Monteleone now a customer, says, “PK Clean provides both economic and environmental hope to help mitigate the negative impacts caused by plastic pollution.”
Judson Bledsoe uses the benchtop plastic to fuel unit from PK Clean
PK Clean sold a benchtop demonstration unit to the University of North Carolina at Wilmington to perform tests. Monteleone appreciated the transparency and says, “They have earned our confidence as a viable solution.”
PK Clean is a fast-growing start-up already operating at a breakeven that will generate $2 to $5 million in revenue in 2017, Bakaya says. “We have a strong customer pipeline for the coming years.”
The start-up is also raising a $50 million project finance fund to provide capital for the customers’ projects deploying the company’s units.
The pricing model for the units involves an upfront fee for the plastic-to-fuel units plus PK Clean takes a royalty on the production so they get an ongoing revenue stream from the installed units.
Priyanka Bakaya, PK Clean
Bakaya, who earned degrees at Stanford and MIT, says the best customers for PK Clean are folks who are already handling large amounts of plastic waste, some of which may be going into the landfill. She sees the biggest opportunities on the East Coast where high landfill tipping fees create an even bigger incentive to convert waste plastic into diesel fuel.
She notes that the units and the fuel take up relatively little space when compared to the mountains of plastic typically associated with recycling centers, making it optimal to co-locate the PK Clean conversion units.
The opportunity for recycling remains huge, despite global efforts to increase recycling. Bakaya says only 9% of plastic is recycled. Plastics vary in quality as indicated by the numbers stamped on the bottom of plastic packaging.

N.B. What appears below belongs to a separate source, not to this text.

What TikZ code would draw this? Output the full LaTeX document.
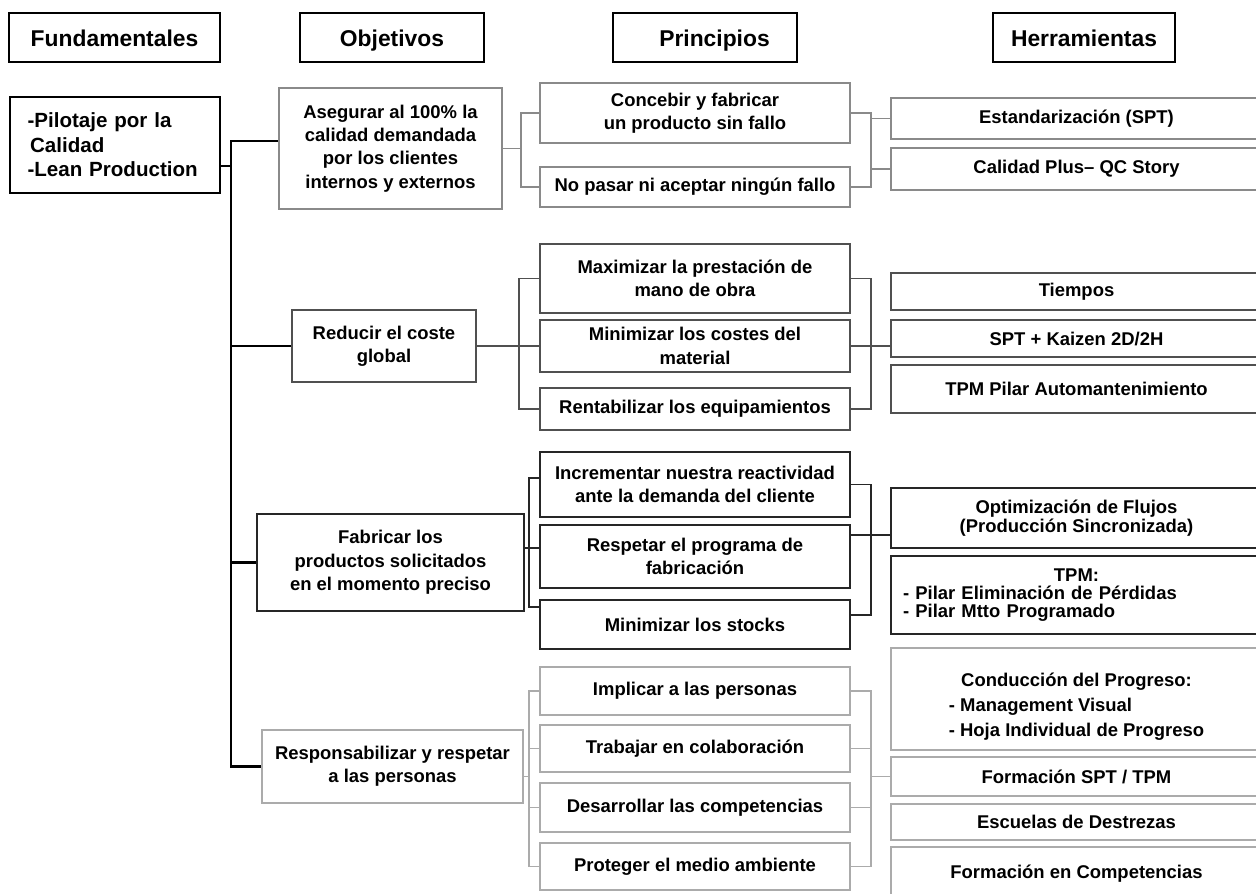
\documentclass[tikz,border=0pt]{standalone}
\usepackage{fontspec}
\setmainfont{Liberation Sans}
\definecolor{grisA}{HTML}{8A8A8A}
\definecolor{grisB}{HTML}{505050}
\definecolor{grisC}{HTML}{262626}
\definecolor{grisD}{HTML}{ABABAB}
\tikzset{
  titulo/.style={draw=black,line width=1.5pt,inner sep=0pt,minimum height=0.98cm,text height=11.5pt,text depth=1.5pt,
                 font=\fontsize{13}{15}\selectfont\bfseries},
  caja/.style={draw,line width=1.1pt,align=center,inner sep=0pt,font=\fontsize{10.5}{13.3}\selectfont\bfseries},
  objetivo/.style={caja},
  principio/.style={caja,minimum width=6.2cm},
  herram/.style={caja,minimum width=7.42cm},
  enlace/.style={line width=1.1pt},
  tronco/.style={black,line width=1.4pt},
}
\begin{document}
\begin{tikzpicture}[x=0.02cm,y=-0.02cm]
  \useasboundingbox (0,0) rectangle (1256,893);
  % encabezados
  \node[titulo,minimum width=4.22cm] (hFund) at (114.5,37.5) {Fundamentales};
  \node[titulo,minimum width=3.68cm] (hObj) at (392,37.5) {Objetivos};
  \node[titulo,minimum width=3.68cm] (hPrin) at (705,37.5) {\hspace*{0.38cm}Principios};
  \node[titulo,minimum width=3.64cm] (hHerr) at (1084,37.5) {Herramientas};
  % fundamentales
  \node[caja,draw=black,line width=1.4pt,minimum width=4.2cm,minimum height=1.92cm,text width=3.5cm,align=left,
        font=\fontsize{11.7}{13.9}\selectfont\bfseries] (fund) at (115,145)
        {-Pilotaje por la\\\hspace*{1.5pt}Calidad\\-Lean Production};
  % objetivos
  \node[objetivo,draw=grisA,minimum width=4.46cm,minimum height=2.42cm] (oAseg) at (390.5,148.5)
        {Asegurar al 100\% la\\calidad demandada\\por los clientes\\internos y externos};
  \node[objetivo,draw=grisB,minimum width=3.68cm,minimum height=1.44cm] (oRed) at (384,346)
        {Reducir el coste\\global};
  \node[objetivo,draw=grisC,minimum width=5.34cm,minimum height=1.94cm] (oFab) at (390.5,562.5)
        {Fabricar los\\productos solicitados\\en el momento preciso};
  \node[objetivo,draw=grisD,minimum width=5.22cm,minimum height=1.46cm] (oResp) at (392.5,766.5)
        {Responsabilizar y respetar\\a las personas};
  % principios
  \node[principio,draw=grisA,minimum height=1.2cm] (pCon) at (695,113) {Concebir y fabricar\\un producto sin fallo};
  \node[principio,draw=grisA,minimum height=0.8cm] (pNoP) at (695,187) {No pasar ni aceptar ningún fallo};
  \node[principio,draw=grisB,minimum height=1.38cm] (pMax) at (695,278.5) {Maximizar la prestación de\\mano de obra};
  \node[principio,draw=grisB,minimum height=1.04cm] (pMinC) at (695,346) {Minimizar los costes del\\material};
  \node[principio,draw=grisB,minimum height=0.84cm] (pRent) at (695,409) {Rentabilizar los equipamientos};
  \node[principio,draw=grisC,minimum height=1.3cm] (pInc) at (695,484.5) {Incrementar nuestra reactividad\\ante la demanda del cliente};
  \node[principio,draw=grisC,minimum height=1.26cm] (pResp) at (695,556.5) {Respetar el programa de\\fabricación};
  \node[principio,draw=grisC,minimum height=0.98cm] (pStk) at (695,624.5) {Minimizar los stocks};
  \node[principio,draw=grisD,minimum height=0.96cm] (pImp) at (695,691) {Implicar a las personas};
  \node[principio,draw=grisD,minimum height=0.94cm] (pTrab) at (695,748.5) {Trabajar en colaboración};
  \node[principio,draw=grisD,minimum height=0.98cm] (pDes) at (695,807.5) {Desarrollar las competencias};
  \node[principio,draw=grisD,minimum height=0.94cm] (pProt) at (695,866.5) {Proteger el medio ambiente};
  % herramientas
  \node[herram,draw=grisA,minimum height=0.82cm] (tEst) at (1076.5,118.5) {Estandarización (SPT)};
  \node[herram,draw=grisA,minimum height=0.84cm] (tCal) at (1076.5,169) {Calidad Plus– QC Story};
  \node[herram,draw=grisB,minimum height=0.74cm] (tTie) at (1076.5,291.5) {Tiempos};
  \node[herram,draw=grisB,minimum height=0.74cm] (tSPT) at (1076.5,338.5) {SPT + Kaizen 2D/2H};
  \node[herram,draw=grisB,minimum height=0.96cm] (tAuto) at (1076.5,389) {TPM Pilar Automantenimiento};
  \node[herram,draw=grisC,minimum height=1.2cm,font=\fontsize{10.5}{10.4}\selectfont\bfseries] (tOpt) at (1076.5,518)
        {Optimización de Flujos\\(Producción Sincronizada)};
  \node[herram,draw=grisC,minimum height=1.56cm,text width=6.94cm,align=left,
        font=\fontsize{10.5}{10.4}\selectfont\bfseries] (tTPM) at (1076.5,595)
        {\makebox[\linewidth]{TPM:}\\- Pilar Eliminación de Pérdidas\\- Pilar Mtto Programado};
  \node[herram,draw=grisD,minimum height=2.04cm,font=\fontsize{10.5}{14.2}\selectfont\bfseries] (tCond) at (1076.5,699)
        {\rule{0pt}{33pt}\begin{tabular}{@{}l@{}}\multicolumn{1}{c}{Conducción del Progreso:}\\- Management Visual\\- Hoja Individual de Progreso\end{tabular}};
  \node[herram,draw=grisD,minimum height=0.78cm] (tForm) at (1076.5,776.5) {Formación SPT / TPM};
  \node[herram,draw=grisD,minimum height=0.72cm] (tEsc) at (1076.5,822) {Escuelas de Destrezas};
  \node[herram,draw=grisD,minimum height=1.06cm] (tComp) at (1076.5,873.5) {Formación en Competencias};
  % ejes de conexion
  \coordinate (tr) at (231,0);
  \coordinate (bI1) at (521,0);
  \coordinate (bI2) at (519,0);
  \coordinate (bI3) at (529,0);
  \coordinate (bD) at (871,0);
  % tronco
  \draw[tronco] ([yshift=.15cm]oAseg.west) -- ([yshift=.15cm]oAseg.west -| tr) -- (oResp.west -| tr) -- (oResp.west);
  \draw[tronco] ([yshift=-.42cm]fund.east) -- ([yshift=-.42cm]fund.east -| tr);
  \draw[tronco] (oRed.west -| tr) -- (oRed.west);
  \draw[tronco] (oFab.west -| tr) -- (oFab.west);
  % grupo 1
  \draw[enlace,grisA] (oAseg.east) -- (oAseg.east -| bI1);
  \draw[enlace,grisA] (pCon.west) -- (pCon.west -| bI1) -- (pNoP.west -| bI1) -- (pNoP.west);
  \draw[enlace,grisA] (pCon.east) -- (pCon.east -| bD) -- (pNoP.east -| bD) -- (pNoP.east);
  \draw[enlace,grisA] (tEst.west -| bD) -- (tEst.west);
  \draw[enlace,grisA] (tCal.west -| bD) -- (tCal.west);
  % grupo 2
  \draw[enlace,grisB] (oRed.east) -- (pMinC.west);
  \draw[enlace,grisB] (pMax.west) -- (pMax.west -| bI2) -- (pRent.west -| bI2) -- (pRent.west);
  \draw[enlace,grisB] (pMax.east) -- (pMax.east -| bD) -- (pRent.east -| bD) -- (pRent.east);
  \draw[enlace,grisB] (pMinC.east) -- (pMinC.east -| tSPT.west);
  % grupo 3
  \draw[enlace,grisC] ([yshift=.29cm]oFab.east) -- ([yshift=.29cm]oFab.east -| pResp.west);
  \draw[enlace,grisC] ([yshift=.13cm]pInc.west) -- ([yshift=.13cm]pInc.west -| bI3) -- ([yshift=.35cm]pStk.west -| bI3) -- ([yshift=.35cm]pStk.west);
  \draw[enlace,grisC] (pInc.east) -- (pInc.east -| bD) -- ([yshift=.19cm]pStk.east -| bD) -- ([yshift=.19cm]pStk.east);
  \draw[enlace,grisC] ([yshift=.43cm]pResp.east) -- ([yshift=.43cm]pResp.east -| tOpt.west);
  % grupo 4
  \draw[enlace,grisD] ([yshift=-.2cm]oResp.east) -- ([yshift=-.2cm]oResp.east -| bI3);
  \draw[enlace,grisD] (pImp.west) -- (pImp.west -| bI3) -- (pProt.west -| bI3) -- (pProt.west);
  \draw[enlace,grisD] (pTrab.west -| bI3) -- (pTrab.west);
  \draw[enlace,grisD] (pDes.west -| bI3) -- (pDes.west);
  \draw[enlace,grisD] (pImp.east) -- (pImp.east -| bD) -- (pProt.east -| bD) -- (pProt.east);
  \draw[enlace,grisD] (pTrab.east) -- (pTrab.east -| bD);
  \draw[enlace,grisD] (pDes.east) -- (pDes.east -| bD);
  \draw[enlace,grisD] (tForm.west -| bD) -- (tForm.west);
\end{tikzpicture}
\end{document}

Those that are high scoring are more likely to be recycled using traditional processes, but all plastics–even those horrible shopping bags–can be converted using the PK Clean processing units.
PK Clean’s innovation was to identify a process that was reasonably well understood but that had only been done in small scale, unprofitable operations and to make it scalable, efficient and profitable.
PK Clean is committed to the environment. This fall, the company will launch its “Zero Waste” campaign in Salt Lake City with a goal of getting people to reduce their waste to the size of a mason jar per month. Getting people to recycle all of their plastic will be key to that initiative.
Scaling PK Clean will be its own challenge. Bakaya says they already have hundreds of inquiries coming in from people wanting to build units on their sites.
“We don’t want to promise that we can make a hundred of these in the next year. You know we’re sort of gradually scaling up and picking which sites make the most sense to begin with,” Bakaya says.
Each full-scale unit converts ten tons of plastic per day into about 60 barrels of fuel. Recyclers can install as many units as they may need to process their volume of plastic.
Monteleone is excited about the potential for PK Clean to help mitigate plastic pollution in the oceans. “Plastic consumption increases at roughly 4% annually, according to the World Economic Forum, by 2050 there will be more plastic than fish in our oceans. We need PK Clean technology to help mitigate the eco-genocide caused by plastic pollution.”